Write the data out again exactly, with no pictures.

:: Data shown ::
————
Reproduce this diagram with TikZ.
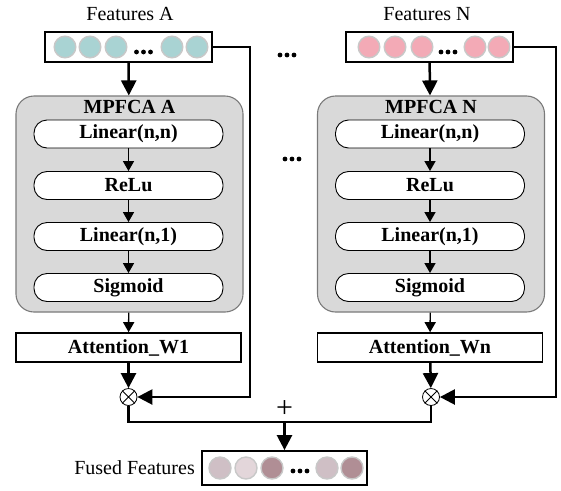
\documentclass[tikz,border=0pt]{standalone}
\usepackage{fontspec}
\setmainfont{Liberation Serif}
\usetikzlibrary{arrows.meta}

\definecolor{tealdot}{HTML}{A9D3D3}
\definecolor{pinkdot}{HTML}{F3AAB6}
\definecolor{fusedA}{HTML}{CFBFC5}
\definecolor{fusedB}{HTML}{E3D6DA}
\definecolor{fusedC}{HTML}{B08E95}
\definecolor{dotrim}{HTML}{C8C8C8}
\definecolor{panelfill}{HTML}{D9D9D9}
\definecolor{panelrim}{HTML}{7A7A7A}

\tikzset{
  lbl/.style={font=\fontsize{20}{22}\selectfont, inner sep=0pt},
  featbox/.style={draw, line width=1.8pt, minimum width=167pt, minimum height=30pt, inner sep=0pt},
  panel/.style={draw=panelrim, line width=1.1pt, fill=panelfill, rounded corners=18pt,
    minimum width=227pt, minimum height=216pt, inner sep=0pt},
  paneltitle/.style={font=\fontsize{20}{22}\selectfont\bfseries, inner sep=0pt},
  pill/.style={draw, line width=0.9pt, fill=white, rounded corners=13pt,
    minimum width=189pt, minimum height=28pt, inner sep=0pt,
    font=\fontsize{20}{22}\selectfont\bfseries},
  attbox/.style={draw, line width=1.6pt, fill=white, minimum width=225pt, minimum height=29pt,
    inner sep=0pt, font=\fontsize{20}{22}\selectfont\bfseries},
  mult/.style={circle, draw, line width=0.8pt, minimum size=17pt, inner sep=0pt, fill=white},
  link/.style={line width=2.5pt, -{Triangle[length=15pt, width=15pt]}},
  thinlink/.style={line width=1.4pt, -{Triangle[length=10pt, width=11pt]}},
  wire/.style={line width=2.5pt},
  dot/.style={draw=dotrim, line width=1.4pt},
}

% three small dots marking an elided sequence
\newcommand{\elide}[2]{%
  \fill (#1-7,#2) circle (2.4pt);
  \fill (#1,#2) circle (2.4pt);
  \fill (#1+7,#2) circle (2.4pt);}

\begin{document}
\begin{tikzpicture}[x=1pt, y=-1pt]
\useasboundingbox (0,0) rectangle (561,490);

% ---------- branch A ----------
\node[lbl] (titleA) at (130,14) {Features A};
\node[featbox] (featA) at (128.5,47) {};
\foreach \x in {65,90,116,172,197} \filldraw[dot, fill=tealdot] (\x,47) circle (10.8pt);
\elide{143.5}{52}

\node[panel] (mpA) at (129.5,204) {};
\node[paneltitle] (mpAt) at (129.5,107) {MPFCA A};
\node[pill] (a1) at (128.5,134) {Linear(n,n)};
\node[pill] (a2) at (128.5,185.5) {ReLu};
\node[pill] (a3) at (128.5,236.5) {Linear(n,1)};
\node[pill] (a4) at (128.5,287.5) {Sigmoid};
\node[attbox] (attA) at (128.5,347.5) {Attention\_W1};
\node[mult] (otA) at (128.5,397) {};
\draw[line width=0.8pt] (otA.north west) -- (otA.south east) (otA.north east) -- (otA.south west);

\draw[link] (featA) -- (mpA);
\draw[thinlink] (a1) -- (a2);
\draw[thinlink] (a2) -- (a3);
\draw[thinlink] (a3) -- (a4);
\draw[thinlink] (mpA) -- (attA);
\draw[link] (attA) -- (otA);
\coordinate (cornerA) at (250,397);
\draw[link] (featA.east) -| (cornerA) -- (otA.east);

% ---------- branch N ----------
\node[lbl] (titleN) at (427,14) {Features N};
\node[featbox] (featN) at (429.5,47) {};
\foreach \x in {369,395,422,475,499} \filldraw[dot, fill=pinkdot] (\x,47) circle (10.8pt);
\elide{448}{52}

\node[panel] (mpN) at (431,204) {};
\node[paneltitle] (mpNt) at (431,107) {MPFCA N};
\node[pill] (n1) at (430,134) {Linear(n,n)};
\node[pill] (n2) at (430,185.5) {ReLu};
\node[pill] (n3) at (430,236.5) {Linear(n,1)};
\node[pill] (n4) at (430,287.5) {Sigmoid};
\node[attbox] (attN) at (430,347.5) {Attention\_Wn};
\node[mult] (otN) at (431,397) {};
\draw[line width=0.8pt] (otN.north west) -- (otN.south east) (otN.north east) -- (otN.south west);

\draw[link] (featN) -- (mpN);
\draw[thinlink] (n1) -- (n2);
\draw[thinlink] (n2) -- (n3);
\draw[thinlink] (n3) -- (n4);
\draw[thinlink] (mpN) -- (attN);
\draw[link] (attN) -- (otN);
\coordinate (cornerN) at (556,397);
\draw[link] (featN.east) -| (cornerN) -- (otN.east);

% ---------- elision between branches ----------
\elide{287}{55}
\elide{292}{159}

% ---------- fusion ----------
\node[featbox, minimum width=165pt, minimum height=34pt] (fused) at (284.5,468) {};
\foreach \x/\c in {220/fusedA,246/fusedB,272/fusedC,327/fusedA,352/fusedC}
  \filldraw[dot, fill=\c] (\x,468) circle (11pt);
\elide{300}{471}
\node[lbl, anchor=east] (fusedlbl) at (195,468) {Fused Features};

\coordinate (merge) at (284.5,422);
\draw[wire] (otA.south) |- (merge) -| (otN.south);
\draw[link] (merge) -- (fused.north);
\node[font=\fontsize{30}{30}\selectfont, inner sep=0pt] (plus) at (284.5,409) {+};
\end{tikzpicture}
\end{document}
————
:: Solution ::
Reproduce this diagram with TikZ.
\documentclass[tikz,border=0pt]{standalone}
\usepackage{fontspec}
\setmainfont{Liberation Serif}
\usetikzlibrary{arrows.meta}

\definecolor{tealdot}{HTML}{A9D3D3}
\definecolor{pinkdot}{HTML}{F3AAB6}
\definecolor{fusedA}{HTML}{CFBFC5}
\definecolor{fusedB}{HTML}{E3D6DA}
\definecolor{fusedC}{HTML}{B08E95}
\definecolor{dotrim}{HTML}{C8C8C8}
\definecolor{panelfill}{HTML}{D9D9D9}
\definecolor{panelrim}{HTML}{7A7A7A}

\tikzset{
  lbl/.style={font=\fontsize{20}{22}\selectfont, inner sep=0pt},
  featbox/.style={draw, line width=1.8pt, minimum width=167pt, minimum height=30pt, inner sep=0pt},
  panel/.style={draw=panelrim, line width=1.1pt, fill=panelfill, rounded corners=18pt,
    minimum width=227pt, minimum height=216pt, inner sep=0pt},
  paneltitle/.style={font=\fontsize{20}{22}\selectfont\bfseries, inner sep=0pt},
  pill/.style={draw, line width=0.9pt, fill=white, rounded corners=13pt,
    minimum width=189pt, minimum height=28pt, inner sep=0pt,
    font=\fontsize{20}{22}\selectfont\bfseries},
  attbox/.style={draw, line width=1.6pt, fill=white, minimum width=225pt, minimum height=29pt,
    inner sep=0pt, font=\fontsize{20}{22}\selectfont\bfseries},
  mult/.style={circle, draw, line width=0.8pt, minimum size=17pt, inner sep=0pt, fill=white},
  link/.style={line width=2.5pt, -{Triangle[length=15pt, width=15pt]}},
  thinlink/.style={line width=1.4pt, -{Triangle[length=10pt, width=11pt]}},
  wire/.style={line width=2.5pt},
  dot/.style={draw=dotrim, line width=1.4pt},
}

% three small dots marking an elided sequence
\newcommand{\elide}[2]{%
  \fill (#1-7,#2) circle (2.4pt);
  \fill (#1,#2) circle (2.4pt);
  \fill (#1+7,#2) circle (2.4pt);}

\begin{document}
\begin{tikzpicture}[x=1pt, y=-1pt]
\useasboundingbox (0,0) rectangle (561,490);

% ---------- branch A ----------
\node[lbl] (titleA) at (130,14) {Features A};
\node[featbox] (featA) at (128.5,47) {};
\foreach \x in {65,90,116,172,197} \filldraw[dot, fill=tealdot] (\x,47) circle (10.8pt);
\elide{143.5}{52}

\node[panel] (mpA) at (129.5,204) {};
\node[paneltitle] (mpAt) at (129.5,107) {MPFCA A};
\node[pill] (a1) at (128.5,134) {Linear(n,n)};
\node[pill] (a2) at (128.5,185.5) {ReLu};
\node[pill] (a3) at (128.5,236.5) {Linear(n,1)};
\node[pill] (a4) at (128.5,287.5) {Sigmoid};
\node[attbox] (attA) at (128.5,347.5) {Attention\_W1};
\node[mult] (otA) at (128.5,397) {};
\draw[line width=0.8pt] (otA.north west) -- (otA.south east) (otA.north east) -- (otA.south west);

\draw[link] (featA) -- (mpA);
\draw[thinlink] (a1) -- (a2);
\draw[thinlink] (a2) -- (a3);
\draw[thinlink] (a3) -- (a4);
\draw[thinlink] (mpA) -- (attA);
\draw[link] (attA) -- (otA);
\coordinate (cornerA) at (250,397);
\draw[link] (featA.east) -| (cornerA) -- (otA.east);

% ---------- branch N ----------
\node[lbl] (titleN) at (427,14) {Features N};
\node[featbox] (featN) at (429.5,47) {};
\foreach \x in {369,395,422,475,499} \filldraw[dot, fill=pinkdot] (\x,47) circle (10.8pt);
\elide{448}{52}

\node[panel] (mpN) at (431,204) {};
\node[paneltitle] (mpNt) at (431,107) {MPFCA N};
\node[pill] (n1) at (430,134) {Linear(n,n)};
\node[pill] (n2) at (430,185.5) {ReLu};
\node[pill] (n3) at (430,236.5) {Linear(n,1)};
\node[pill] (n4) at (430,287.5) {Sigmoid};
\node[attbox] (attN) at (430,347.5) {Attention\_Wn};
\node[mult] (otN) at (431,397) {};
\draw[line width=0.8pt] (otN.north west) -- (otN.south east) (otN.north east) -- (otN.south west);

\draw[link] (featN) -- (mpN);
\draw[thinlink] (n1) -- (n2);
\draw[thinlink] (n2) -- (n3);
\draw[thinlink] (n3) -- (n4);
\draw[thinlink] (mpN) -- (attN);
\draw[link] (attN) -- (otN);
\coordinate (cornerN) at (556,397);
\draw[link] (featN.east) -| (cornerN) -- (otN.east);

% ---------- elision between branches ----------
\elide{287}{55}
\elide{292}{159}

% ---------- fusion ----------
\node[featbox, minimum width=165pt, minimum height=34pt] (fused) at (284.5,468) {};
\foreach \x/\c in {220/fusedA,246/fusedB,272/fusedC,327/fusedA,352/fusedC}
  \filldraw[dot, fill=\c] (\x,468) circle (11pt);
\elide{300}{471}
\node[lbl, anchor=east] (fusedlbl) at (195,468) {Fused Features};

\coordinate (merge) at (284.5,422);
\draw[wire] (otA.south) |- (merge) -| (otN.south);
\draw[link] (merge) -- (fused.north);
\node[font=\fontsize{30}{30}\selectfont, inner sep=0pt] (plus) at (284.5,409) {+};
\end{tikzpicture}
\end{document}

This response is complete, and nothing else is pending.